Tuesday, August 9, 2011

Abso 6


Last year Eric Ryan had a painful falling out with his former partner Bobby Beverly. This highly emotional crisis led to a momentous loser-leaves-AIW match. Ryan won that match at great cost to his knee. But running on adrenaline that night, he ignored the injury, and indeed was unaware of its severity until months later, when uninvited and against the terms of their breakup, Beverly showed up and attacked Ryan from behind, cut him, and shaved him bald--a tonsorial "injury" that Ryan claims imperiled his relationship with his girlfriend. The knee injury, now undeniable, put Ryan out of commission for half a year, during which time Beverly established himself as a successful singles competitor.
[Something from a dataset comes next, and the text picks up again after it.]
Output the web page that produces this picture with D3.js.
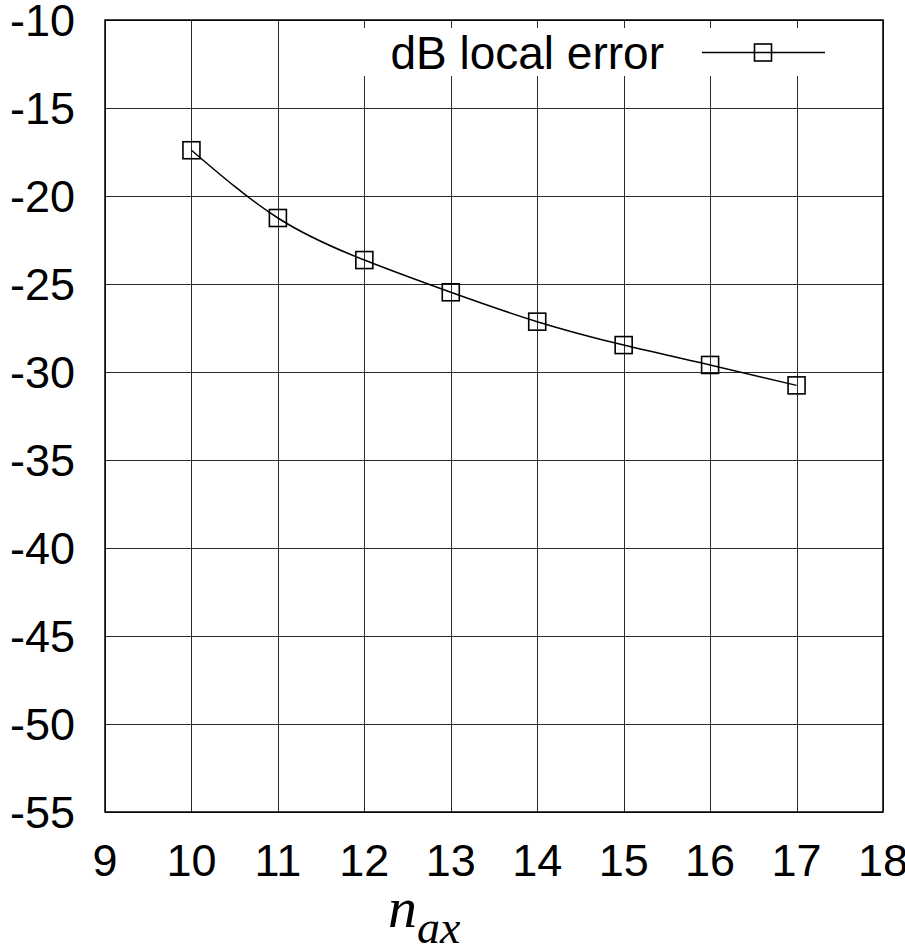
<html lang="en">
<head>
  <script src="https://d3js.org/d3.v7.min.js"></script>
  <style>
    body { margin: 0; background: white; }
    svg text { font-family: "Liberation Sans", Arial, sans-serif; fill: black; }
  </style>
</head>
<body>
  <svg id="chart" width="905" height="952"></svg>
  <script>
    // values
    const nax = [10, 11, 12, 13, 14, 15, 16, 17];
    const dbError = [-17.4, -21.25, -23.64, -25.47, -27.14, -28.47, -29.6, -30.76];
    const xTicks = [9, 10, 11, 12, 13, 14, 15, 16, 17, 18];
    const yTicks = [-10, -15, -20, -25, -30, -35, -40, -45, -50, -55];
    const legendLabel = "dB local error";

    const svg = d3.select("#chart");
    const plot = { left: 105, right: 883, top: 20, bottom: 812 };

    const x = d3.scaleLinear().domain([9, 18]).range([plot.left, plot.right]);
    const y = d3.scaleLinear().domain([-55, -10]).range([plot.bottom, plot.top]);

    // grid
    const grid = svg.append("g").attr("stroke", "#2a2a2a").attr("stroke-width", 1);
    grid.selectAll(".vx").data(xTicks).enter().append("line")
      .attr("x1", d => Math.round(x(d)) + 0.5).attr("x2", d => Math.round(x(d)) + 0.5)
      .attr("y1", plot.top).attr("y2", plot.bottom);
    grid.selectAll(".hy").data(yTicks).enter().append("line")
      .attr("y1", d => Math.round(y(d)) + 0.5).attr("y2", d => Math.round(y(d)) + 0.5)
      .attr("x1", plot.left).attr("x2", plot.right);

    // key box blanks out the grid behind it
    svg.append("rect")
      .attr("x", 340).attr("y", 28).attr("width", 505).attr("height", 48)
      .attr("fill", "white");

    // ticks along top (visible inside the key gap)
    svg.append("g").selectAll("line").data(xTicks).enter().append("line")
      .attr("x1", d => Math.round(x(d)) + 0.5).attr("x2", d => Math.round(x(d)) + 0.5)
      .attr("y1", plot.top).attr("y2", plot.top + 8)
      .attr("stroke", "#2a2a2a").attr("stroke-width", 1);

    // frame
    svg.append("rect")
      .attr("x", plot.left).attr("y", plot.top)
      .attr("width", plot.right - plot.left).attr("height", plot.bottom - plot.top)
      .attr("fill", "none").attr("stroke", "black").attr("stroke-width", 1.5);

    // tick labels
    svg.append("g").selectAll("text").data(yTicks).enter().append("text")
      .attr("x", 75).attr("y", d => y(d)).attr("dy", "0.36em")
      .attr("text-anchor", "end").style("font-size", "45px")
      .text(d => d);
    svg.append("g").selectAll("text").data(xTicks).enter().append("text")
      .attr("x", d => x(d)).attr("y", 876)
      .attr("text-anchor", "middle").style("font-size", "45px")
      .text(d => d);

    // x label n_ax
    const xl = svg.append("text").attr("x", 388).attr("y", 927)
      .style("font-family", "'Liberation Serif', 'DejaVu Serif', serif")
      .style("font-style", "italic");
    xl.append("tspan").style("font-size", "58px").text("n");
    xl.append("tspan").style("font-size", "46px").attr("dy", 16).text("ax");

    // series
    const pts = nax.map((d, i) => [d, dbError[i]]);
    const line = d3.line().x(d => x(d[0])).y(d => y(d[1])).curve(d3.curveNatural);
    svg.append("path").datum(pts)
      .attr("d", line).attr("fill", "none")
      .attr("stroke", "black").attr("stroke-width", 1.5);

    const sq = 17;
    svg.append("g").selectAll("rect").data(pts).enter().append("rect")
      .attr("x", d => x(d[0]) - sq / 2).attr("y", d => y(d[1]) - sq / 2)
      .attr("width", sq).attr("height", sq)
      .attr("fill", "none").attr("stroke", "black").attr("stroke-width", 1.6);

    // legend
    svg.append("text").attr("x", 664).attr("y", 69)
      .attr("text-anchor", "end").style("font-size", "46px")
      .text(legendLabel);
    svg.append("line").attr("x1", 702).attr("x2", 825).attr("y1", 52.5).attr("y2", 52.5)
      .attr("stroke", "black").attr("stroke-width", 1.5);
    svg.append("rect").attr("x", 763 - sq / 2).attr("y", 52.5 - sq / 2)
      .attr("width", sq).attr("height", sq)
      .attr("fill", "none").attr("stroke", "black").attr("stroke-width", 1.6);
  </script>
</body>
</html>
In June, though, Ryan returned, in disguise, only to reveal himself when the time was ripe for revenge. At Absolution 6, driven with impassioned rage against his former friend and partner, Ryan thrashed Beverly's ass--and, with a totally sick piledriver, brained the man who had set out to destroy him, both professionally and personally. (Am I the only one who sees the romance of this? Anybody else feel a little nudge of wood over this angle?) Yeah, Absolution 6 is another DVD I had to buy this summer--and the Ryan-vs-Beverly debacle is the reason, one of the best matches I've seen for drama and inverted bromance. Later, homoeroticism rears its thinly veiled head again when former partners Vincent Nothing and Rickey Shane Page fight a similar but bloody love story, which begins with the achingly lonesome Skylar Grey chorus of Dr Dre's "I Need a Doctor" and ends (in a bold departure from the storyline) with an open (and teary-eyed) declaration of mutual respect and brotherly love. In between, there are a dozen fluorescent light tubes. Finally, the main event features the deliberate elimination of every ref who tries to stand between the inseparable fighters vying for the heavyweight belt, and it showcases Johnny Gargano at his most fuckable. After the fall, he and opponent Tim Donst hug sweatily and tenderly. I've got to hand it to pro wrestling in the Midwest--it manages to keep the action woolly and melodramatic and just a hair's breadth away from Bel Ami. Absolution 6 is another little beaut that Smart Mark Video sells for a mere $15, a treasured addition to my wrestling library.